Eminem released his second studio album, The Marshall Mathers LP, in May 2000. The album showed off Eminem's poetic talents as well as his emotional and artistic range. His songs vary from manically funny ("The Real Slim Shady") to heartbreakingly poignant ("Stan") to explosively violent ("Kim") to disarmingly self-critical ("The Way I Am"). The Marshall Mathers LP sold over 19 million copies worldwide, won the Grammy Award for Best Rap Album, received a nomination for Album of the Year and is widely considered among the greatest rap albums of all time. 

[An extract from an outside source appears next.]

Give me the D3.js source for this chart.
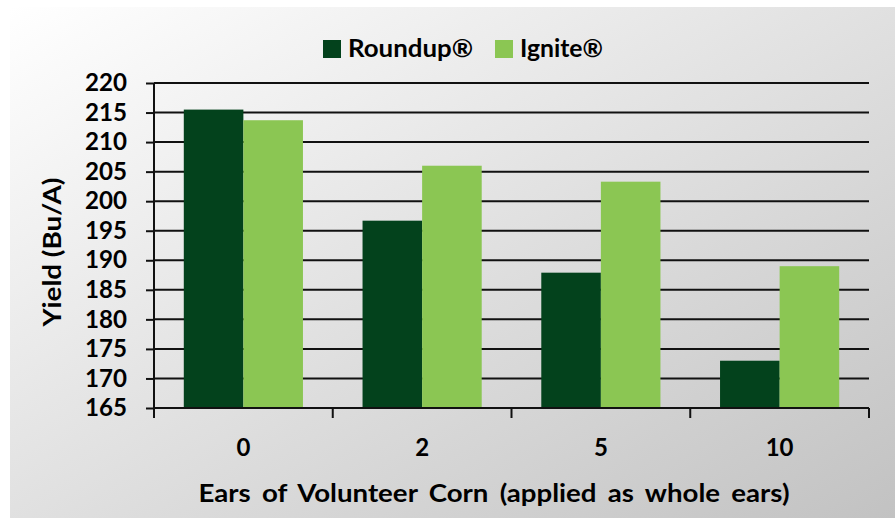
<!DOCTYPE html>
<html>
<head>
<meta charset="utf-8">
<script src="https://cdn.jsdelivr.net/npm/d3@7"></script>
<style>
  body { margin: 0; background: #fff; }
  text { font-family: Lato, "Open Sans", sans-serif; font-weight: bold; fill: #000; }
</style>
</head>
<body>
<svg id="chart" width="895" height="518"></svg>
<script>
// data
const categories = ['0', '2', '5', '10'];
const seriesNames = ['Roundup®', 'Ignite®'];
const roundup = [215.5, 196.7, 187.9, 173.0];
const ignite = [213.7, 206.0, 203.3, 189.0];
const yTicks = [165, 170, 175, 180, 185, 190, 195, 200, 205, 210, 215, 220];

const colors = ['#03421c', '#8bc653'];
const series = [roundup, ignite];

const width = 895, height = 518;
const margin = { top: 83, right: 26, bottom: 110, left: 154 };
const innerW = width - margin.left - margin.right;
const innerH = height - margin.top - margin.bottom;

const svg = d3.select('#chart');

// panel background, diagonal grey gradient
const grad = svg.append('defs').append('linearGradient')
  .attr('id', 'bg').attr('x1', '0%').attr('y1', '0%').attr('x2', '100%').attr('y2', '100%');
grad.append('stop').attr('offset', '0%').attr('stop-color', '#ffffff');
grad.append('stop').attr('offset', '100%').attr('stop-color', '#c2c2c2');
svg.append('rect')
  .attr('x', 10).attr('y', 7).attr('width', width - 10).attr('height', height - 7)
  .attr('fill', 'url(#bg)');

const x0 = d3.scaleBand().domain(categories).range([0, innerW]).paddingInner(0).paddingOuter(0);
// gap of one bar width split either side of the pair
const x1 = d3.scaleBand().domain(seriesNames).range([0, x0.bandwidth()]).paddingOuter(0.5).paddingInner(0);
const y = d3.scaleLinear().domain([165, 220]).range([innerH, 0]);

const g = svg.append('g').attr('transform', `translate(${margin.left},${margin.top})`);

// gridlines
g.append('g')
  .selectAll('line')
  .data(yTicks.slice(1))
  .enter()
  .append('line')
  .attr('x1', 0).attr('x2', innerW)
  .attr('y1', d => y(d)).attr('y2', d => y(d))
  .attr('stroke', '#111').attr('stroke-width', 2);

// bars
const groups = g.append('g')
  .selectAll('g')
  .data(categories)
  .enter()
  .append('g')
  .attr('transform', d => `translate(${x0(d)},0)`);

groups.selectAll('rect')
  .data((d, i) => series.map((s, j) => ({ name: seriesNames[j], value: s[i], j })))
  .enter()
  .append('rect')
  .attr('x', d => x1(d.name))
  .attr('width', x1.bandwidth())
  .attr('y', d => y(d.value))
  .attr('height', d => innerH - y(d.value))
  .attr('fill', d => colors[d.j]);

// y axis
const yAxis = g.append('g')
  .call(d3.axisLeft(y).tickValues(yTicks).tickSize(8).tickPadding(19).tickSizeOuter(0));
yAxis.select('.domain').attr('stroke', '#111').attr('stroke-width', 2)
  .attr('d', `M0,0V${innerH + 10}`);
yAxis.selectAll('.tick line').attr('stroke', '#111').attr('stroke-width', 2);
yAxis.selectAll('.tick text').style('font-size', '24px').attr('fill', '#000')
  .attr('textLength', 42).attr('lengthAdjust', 'spacingAndGlyphs');

// x axis, ticks sit between categories
const xAxis = g.append('g').attr('transform', `translate(0,${innerH})`);
xAxis.append('line').attr('x1', 0).attr('x2', innerW).attr('stroke', '#111').attr('stroke-width', 2);
xAxis.selectAll('.sep')
  .data(categories)
  .enter()
  .append('line')
  .attr('class', 'sep')
  .attr('x1', d => x0(d) + x0.bandwidth()).attr('x2', d => x0(d) + x0.bandwidth())
  .attr('y1', 0).attr('y2', 10)
  .attr('stroke', '#111').attr('stroke-width', 2);
xAxis.selectAll('.lbl')
  .data(categories)
  .enter()
  .append('text')
  .attr('class', 'lbl')
  .attr('x', d => x0(d) + x0.bandwidth() / 2)
  .attr('y', 48)
  .attr('text-anchor', 'middle')
  .style('font-size', '24px')
  .text(d => d);

// axis titles
svg.append('text')
  .attr('x', 494).attr('y', 502)
  .attr('text-anchor', 'middle')
  .style('font-size', '24px')
  .style('word-spacing', '4px')
  .attr('textLength', 591).attr('lengthAdjust', 'spacingAndGlyphs')
  .text('Ears of Volunteer Corn (applied as whole ears)');

svg.append('text')
  .attr('transform', 'translate(61,252) rotate(-90)')
  .attr('text-anchor', 'middle')
  .style('font-size', '24px')
  .attr('textLength', 149).attr('lengthAdjust', 'spacingAndGlyphs')
  .text('Yield (Bu/A)');

// legend
const legendX = [323, 495];
const legendW = [125, 83];
const legend = svg.append('g')
  .selectAll('g')
  .data(seriesNames)
  .enter()
  .append('g')
  .attr('transform', (d, i) => `translate(${legendX[i]},40)`);
legend.append('rect').attr('width', 18).attr('height', 18).attr('fill', (d, i) => colors[i]);
legend.append('text').attr('x', 25).attr('y', 17).style('font-size', '24px')
  .attr('textLength', (d, i) => legendW[i]).attr('lengthAdjust', 'spacingAndGlyphs')
  .text(d => d);
</script>
</body>
</html>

Nevertheless, The Marshall Mathers LP also came under a firestorm of criticism for its excessive profanity, glorification of drugs and violence and its apparent homophobia and misogyny. While Eminem attempted to mitigate such criticism by maintaining that his raps simply use the rough language he has been surrounded by since childhood, and later by performing a duet with Elton John at the Grammy Awards to demonstrate his openness to the gay community, Eminem nevertheless remains widely reviled in some quarters for his offensive lyrical content.


In 2001, Eminem reconnected with several of his friends from the Detroit underground rap scene to form the group D12, recording an album called Devil's Night featuring the popular single "Purple Pills." A year later, Eminem released a new solo album, The Eminem Show, another popular and critically acclaimed album highlighted by the tracks "Without Me," "Cleaning Out my Closet" and "Sing for the Moment." His next album, 2004's Encore, was less successful than his previous efforts, but still featured popular songs such as "Like Toy Soldiers" and "Mockingbird."

Rehab and Later Career

For the next several years, Eminem recorded very little music and was largely consumed by personal problems. Eminem and Kim Mathers divorced in 2000 but continued to maintain a tumultuous off-and-on relationship until remarrying in 2006. Nevertheless, they divorced again several months later and began a protracted, ugly and highly public custody dispute over their daughter Hailie. Meanwhile, Eminem slipped further into alcoholism and addiction to sleeping pills and prescription painkillers. In December 2007, he overdosed and nearly died. "If I would have got to the hospital two hours later, that would have been it," he said. 

By early 2008, Eminem had managed to kick his addictions to drugs and alcohol and returned to recording music. He released his first album of new music in five years, Relapse, in 2009, featuring the singles "Crack a Bottle" and "Beautiful." In 2010, Eminem released another album, Recovery, a highly autobiographical attempt to come to terms with his experiences of addiction and rehabilitation. His most acclaimed album in years, Recovery struck a somewhat gentler and more inspirational tone than his previous music. Eminem said, "I don't want to go overboard with it but I do feel like that if I can help people that have been through a similar situation, then, you know, why not?" 

Eminem is doubtlessly one of the most acclaimed rappers in the genre's brief history. As much as any other individual artist, he is responsible for rap's transformation into a mainstream music genre over the past decade. And after 10 years and seven albums, the rapper who shocked, appalled and fascinated the music world with the unbridled rage of his youthful music is reinventing himself as a mature artist. "I started learning how to not be so angry about things, learning how to count my fucking blessings instead. By doing that, I've become a happier person, instead of all this self-loathing I was doing for a while," Eminem said. "The music, I wouldn't say it's gotten happier, but it's definitely more upbeat. I feel like myself again."